— Your task —
Please transcribe the listing below in full and word for word, without its pictures.

※ ※ ※

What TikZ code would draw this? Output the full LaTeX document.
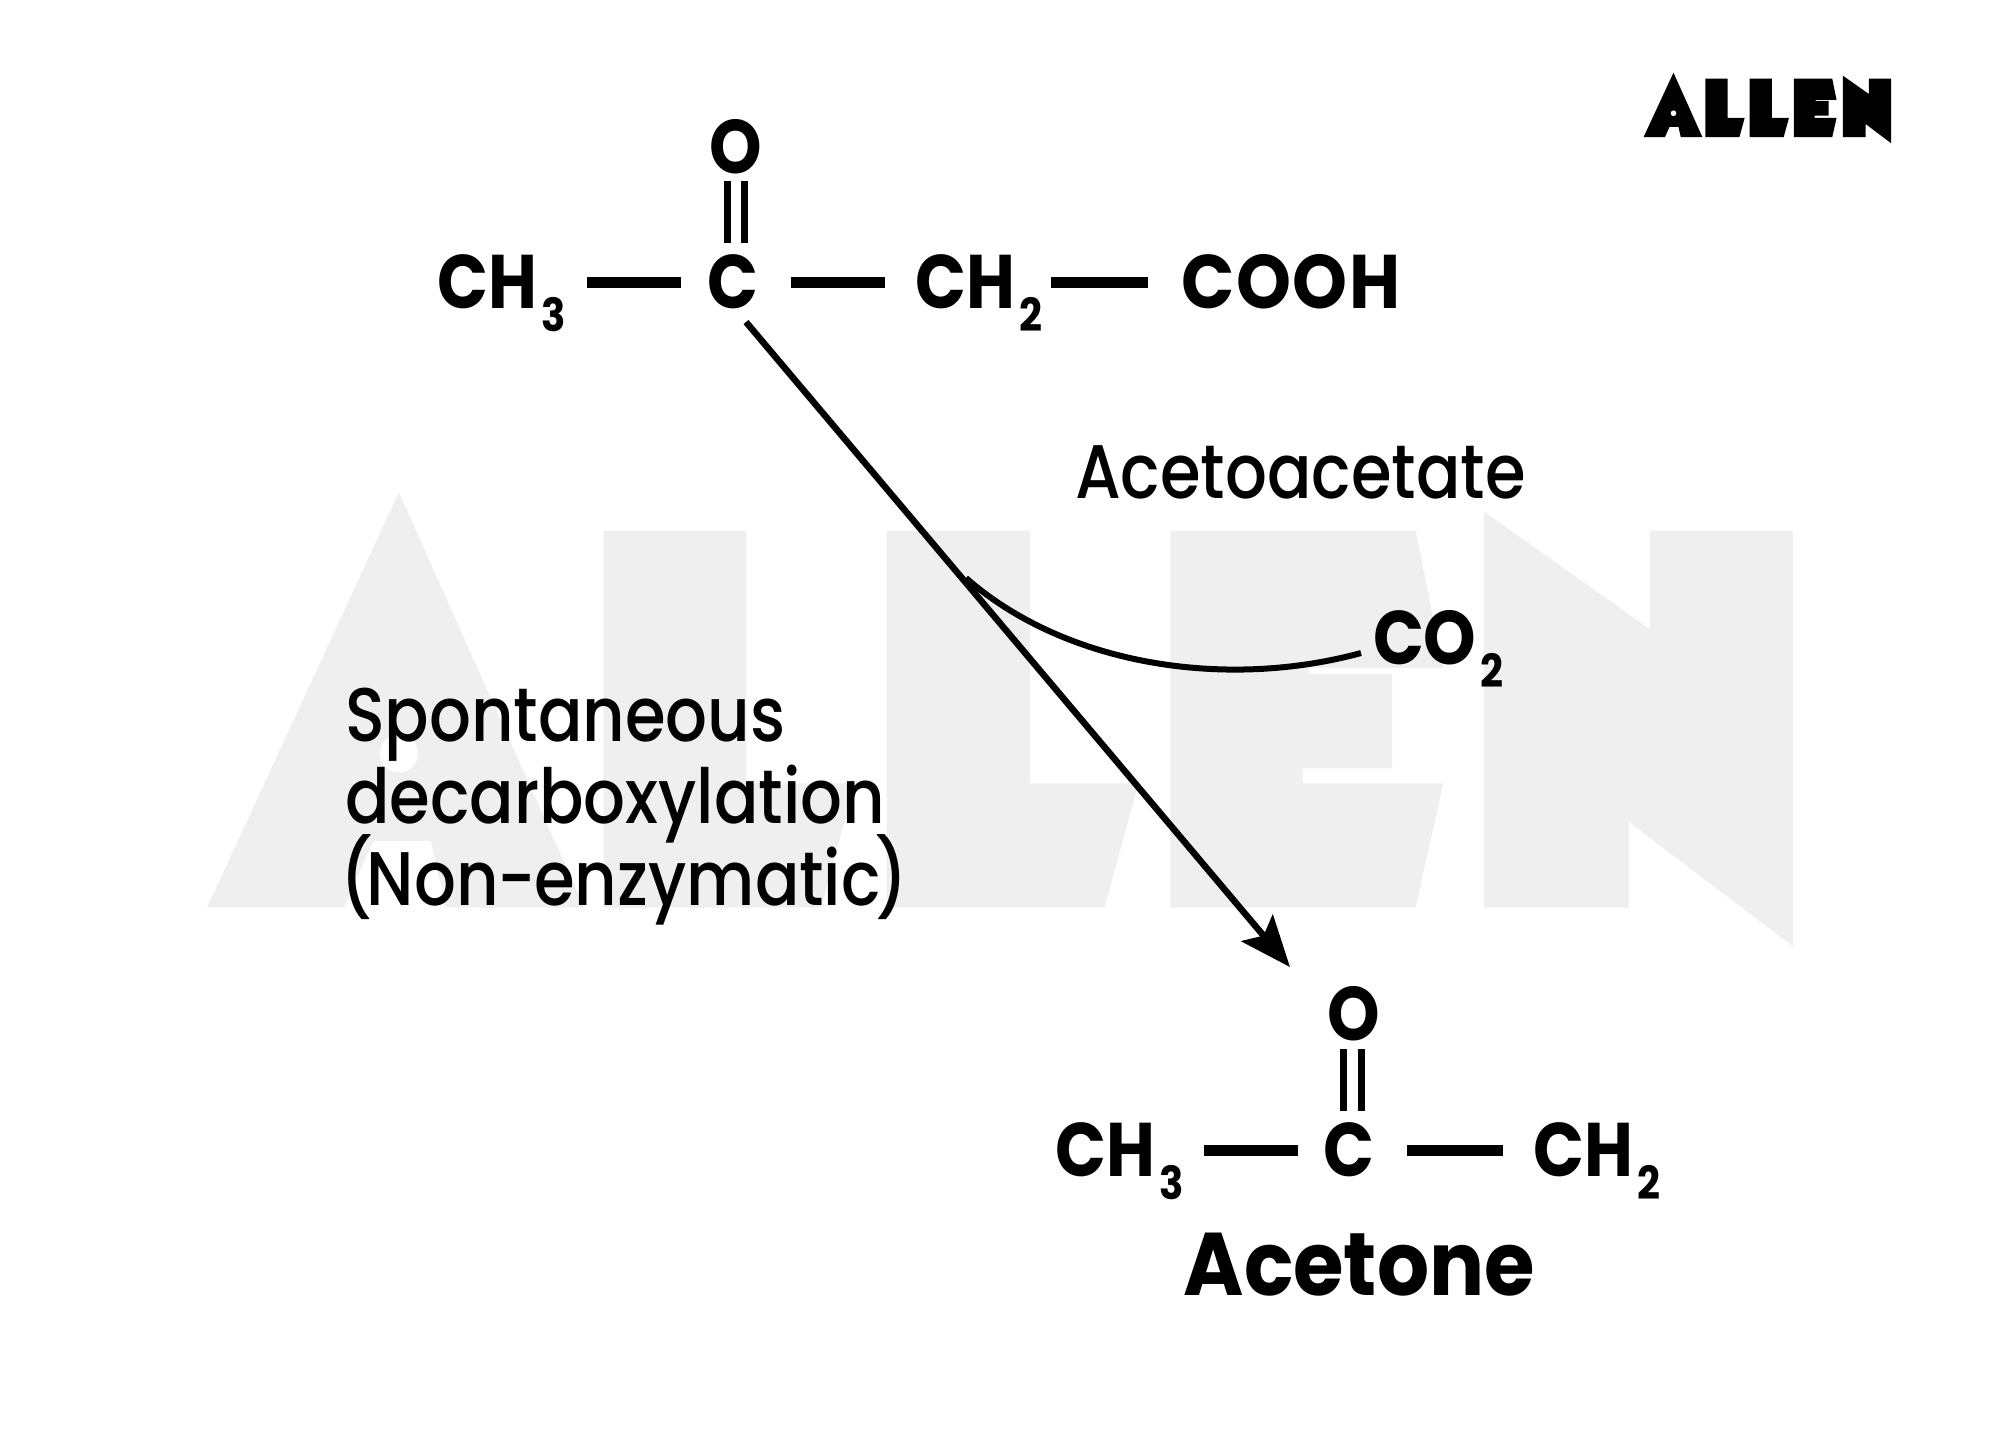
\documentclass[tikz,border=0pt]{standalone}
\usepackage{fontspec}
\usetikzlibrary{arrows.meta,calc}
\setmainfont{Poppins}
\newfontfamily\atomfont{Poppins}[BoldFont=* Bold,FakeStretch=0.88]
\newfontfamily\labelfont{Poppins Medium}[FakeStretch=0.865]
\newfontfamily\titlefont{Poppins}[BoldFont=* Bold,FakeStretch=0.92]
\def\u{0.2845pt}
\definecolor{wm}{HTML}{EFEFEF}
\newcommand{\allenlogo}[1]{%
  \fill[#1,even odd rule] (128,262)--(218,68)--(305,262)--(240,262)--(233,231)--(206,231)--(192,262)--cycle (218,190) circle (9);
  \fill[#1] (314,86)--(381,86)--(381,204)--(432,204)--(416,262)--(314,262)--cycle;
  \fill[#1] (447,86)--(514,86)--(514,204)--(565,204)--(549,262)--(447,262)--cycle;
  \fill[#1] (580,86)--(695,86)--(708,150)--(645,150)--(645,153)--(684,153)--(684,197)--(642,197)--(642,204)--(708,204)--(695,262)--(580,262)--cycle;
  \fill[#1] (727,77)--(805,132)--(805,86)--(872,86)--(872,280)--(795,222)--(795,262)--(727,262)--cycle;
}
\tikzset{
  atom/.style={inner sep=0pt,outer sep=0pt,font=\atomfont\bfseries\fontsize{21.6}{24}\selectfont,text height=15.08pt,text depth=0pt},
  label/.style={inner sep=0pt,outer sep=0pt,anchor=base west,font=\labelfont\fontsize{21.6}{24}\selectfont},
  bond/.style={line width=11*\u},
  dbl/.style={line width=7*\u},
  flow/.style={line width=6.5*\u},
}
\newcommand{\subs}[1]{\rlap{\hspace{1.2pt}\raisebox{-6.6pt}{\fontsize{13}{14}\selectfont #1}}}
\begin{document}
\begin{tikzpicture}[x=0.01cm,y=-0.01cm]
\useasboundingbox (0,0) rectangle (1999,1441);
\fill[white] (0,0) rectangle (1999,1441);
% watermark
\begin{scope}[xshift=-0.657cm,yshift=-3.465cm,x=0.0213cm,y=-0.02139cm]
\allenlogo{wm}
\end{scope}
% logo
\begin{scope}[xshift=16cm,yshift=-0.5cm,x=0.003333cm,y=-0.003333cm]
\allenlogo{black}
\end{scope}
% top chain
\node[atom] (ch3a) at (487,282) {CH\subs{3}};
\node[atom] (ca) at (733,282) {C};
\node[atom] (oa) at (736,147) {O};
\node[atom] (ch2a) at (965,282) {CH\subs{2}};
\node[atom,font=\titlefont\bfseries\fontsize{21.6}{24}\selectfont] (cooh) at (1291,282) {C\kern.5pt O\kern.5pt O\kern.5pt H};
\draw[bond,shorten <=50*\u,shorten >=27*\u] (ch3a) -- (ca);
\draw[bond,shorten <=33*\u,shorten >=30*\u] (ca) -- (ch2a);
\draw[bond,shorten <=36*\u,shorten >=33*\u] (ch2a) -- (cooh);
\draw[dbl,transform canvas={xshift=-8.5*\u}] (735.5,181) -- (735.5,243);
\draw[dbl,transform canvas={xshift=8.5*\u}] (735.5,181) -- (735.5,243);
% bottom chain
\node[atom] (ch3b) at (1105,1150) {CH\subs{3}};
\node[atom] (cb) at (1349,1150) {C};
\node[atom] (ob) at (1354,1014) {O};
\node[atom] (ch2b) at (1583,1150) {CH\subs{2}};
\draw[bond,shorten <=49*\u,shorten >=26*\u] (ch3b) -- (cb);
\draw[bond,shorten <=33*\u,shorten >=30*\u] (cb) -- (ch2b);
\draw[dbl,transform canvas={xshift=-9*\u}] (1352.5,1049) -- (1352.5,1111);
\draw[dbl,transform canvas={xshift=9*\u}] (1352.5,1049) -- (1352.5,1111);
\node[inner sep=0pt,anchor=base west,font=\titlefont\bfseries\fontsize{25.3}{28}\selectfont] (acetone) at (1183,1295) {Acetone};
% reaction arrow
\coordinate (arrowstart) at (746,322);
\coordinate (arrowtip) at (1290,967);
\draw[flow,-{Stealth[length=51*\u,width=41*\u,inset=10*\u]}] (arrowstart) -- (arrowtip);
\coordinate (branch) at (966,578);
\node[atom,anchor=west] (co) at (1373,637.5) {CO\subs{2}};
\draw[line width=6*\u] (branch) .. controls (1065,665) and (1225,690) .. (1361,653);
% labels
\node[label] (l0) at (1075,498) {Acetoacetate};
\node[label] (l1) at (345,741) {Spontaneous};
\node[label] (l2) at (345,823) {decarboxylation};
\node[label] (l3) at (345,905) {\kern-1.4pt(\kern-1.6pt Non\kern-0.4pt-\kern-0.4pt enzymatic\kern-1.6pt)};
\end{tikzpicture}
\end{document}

※ ※ ※

— Solution below —
What TikZ code would draw this? Output the full LaTeX document.
\documentclass[tikz,border=0pt]{standalone}
\usepackage{fontspec}
\usetikzlibrary{arrows.meta,calc}
\setmainfont{Poppins}
\newfontfamily\atomfont{Poppins}[BoldFont=* Bold,FakeStretch=0.88]
\newfontfamily\labelfont{Poppins Medium}[FakeStretch=0.865]
\newfontfamily\titlefont{Poppins}[BoldFont=* Bold,FakeStretch=0.92]
\def\u{0.2845pt}
\definecolor{wm}{HTML}{EFEFEF}
\newcommand{\allenlogo}[1]{%
  \fill[#1,even odd rule] (128,262)--(218,68)--(305,262)--(240,262)--(233,231)--(206,231)--(192,262)--cycle (218,190) circle (9);
  \fill[#1] (314,86)--(381,86)--(381,204)--(432,204)--(416,262)--(314,262)--cycle;
  \fill[#1] (447,86)--(514,86)--(514,204)--(565,204)--(549,262)--(447,262)--cycle;
  \fill[#1] (580,86)--(695,86)--(708,150)--(645,150)--(645,153)--(684,153)--(684,197)--(642,197)--(642,204)--(708,204)--(695,262)--(580,262)--cycle;
  \fill[#1] (727,77)--(805,132)--(805,86)--(872,86)--(872,280)--(795,222)--(795,262)--(727,262)--cycle;
}
\tikzset{
  atom/.style={inner sep=0pt,outer sep=0pt,font=\atomfont\bfseries\fontsize{21.6}{24}\selectfont,text height=15.08pt,text depth=0pt},
  label/.style={inner sep=0pt,outer sep=0pt,anchor=base west,font=\labelfont\fontsize{21.6}{24}\selectfont},
  bond/.style={line width=11*\u},
  dbl/.style={line width=7*\u},
  flow/.style={line width=6.5*\u},
}
\newcommand{\subs}[1]{\rlap{\hspace{1.2pt}\raisebox{-6.6pt}{\fontsize{13}{14}\selectfont #1}}}
\begin{document}
\begin{tikzpicture}[x=0.01cm,y=-0.01cm]
\useasboundingbox (0,0) rectangle (1999,1441);
\fill[white] (0,0) rectangle (1999,1441);
% watermark
\begin{scope}[xshift=-0.657cm,yshift=-3.465cm,x=0.0213cm,y=-0.02139cm]
\allenlogo{wm}
\end{scope}
% logo
\begin{scope}[xshift=16cm,yshift=-0.5cm,x=0.003333cm,y=-0.003333cm]
\allenlogo{black}
\end{scope}
% top chain
\node[atom] (ch3a) at (487,282) {CH\subs{3}};
\node[atom] (ca) at (733,282) {C};
\node[atom] (oa) at (736,147) {O};
\node[atom] (ch2a) at (965,282) {CH\subs{2}};
\node[atom,font=\titlefont\bfseries\fontsize{21.6}{24}\selectfont] (cooh) at (1291,282) {C\kern.5pt O\kern.5pt O\kern.5pt H};
\draw[bond,shorten <=50*\u,shorten >=27*\u] (ch3a) -- (ca);
\draw[bond,shorten <=33*\u,shorten >=30*\u] (ca) -- (ch2a);
\draw[bond,shorten <=36*\u,shorten >=33*\u] (ch2a) -- (cooh);
\draw[dbl,transform canvas={xshift=-8.5*\u}] (735.5,181) -- (735.5,243);
\draw[dbl,transform canvas={xshift=8.5*\u}] (735.5,181) -- (735.5,243);
% bottom chain
\node[atom] (ch3b) at (1105,1150) {CH\subs{3}};
\node[atom] (cb) at (1349,1150) {C};
\node[atom] (ob) at (1354,1014) {O};
\node[atom] (ch2b) at (1583,1150) {CH\subs{2}};
\draw[bond,shorten <=49*\u,shorten >=26*\u] (ch3b) -- (cb);
\draw[bond,shorten <=33*\u,shorten >=30*\u] (cb) -- (ch2b);
\draw[dbl,transform canvas={xshift=-9*\u}] (1352.5,1049) -- (1352.5,1111);
\draw[dbl,transform canvas={xshift=9*\u}] (1352.5,1049) -- (1352.5,1111);
\node[inner sep=0pt,anchor=base west,font=\titlefont\bfseries\fontsize{25.3}{28}\selectfont] (acetone) at (1183,1295) {Acetone};
% reaction arrow
\coordinate (arrowstart) at (746,322);
\coordinate (arrowtip) at (1290,967);
\draw[flow,-{Stealth[length=51*\u,width=41*\u,inset=10*\u]}] (arrowstart) -- (arrowtip);
\coordinate (branch) at (966,578);
\node[atom,anchor=west] (co) at (1373,637.5) {CO\subs{2}};
\draw[line width=6*\u] (branch) .. controls (1065,665) and (1225,690) .. (1361,653);
% labels
\node[label] (l0) at (1075,498) {Acetoacetate};
\node[label] (l1) at (345,741) {Spontaneous};
\node[label] (l2) at (345,823) {decarboxylation};
\node[label] (l3) at (345,905) {\kern-1.4pt(\kern-1.6pt Non\kern-0.4pt-\kern-0.4pt enzymatic\kern-1.6pt)};
\end{tikzpicture}
\end{document}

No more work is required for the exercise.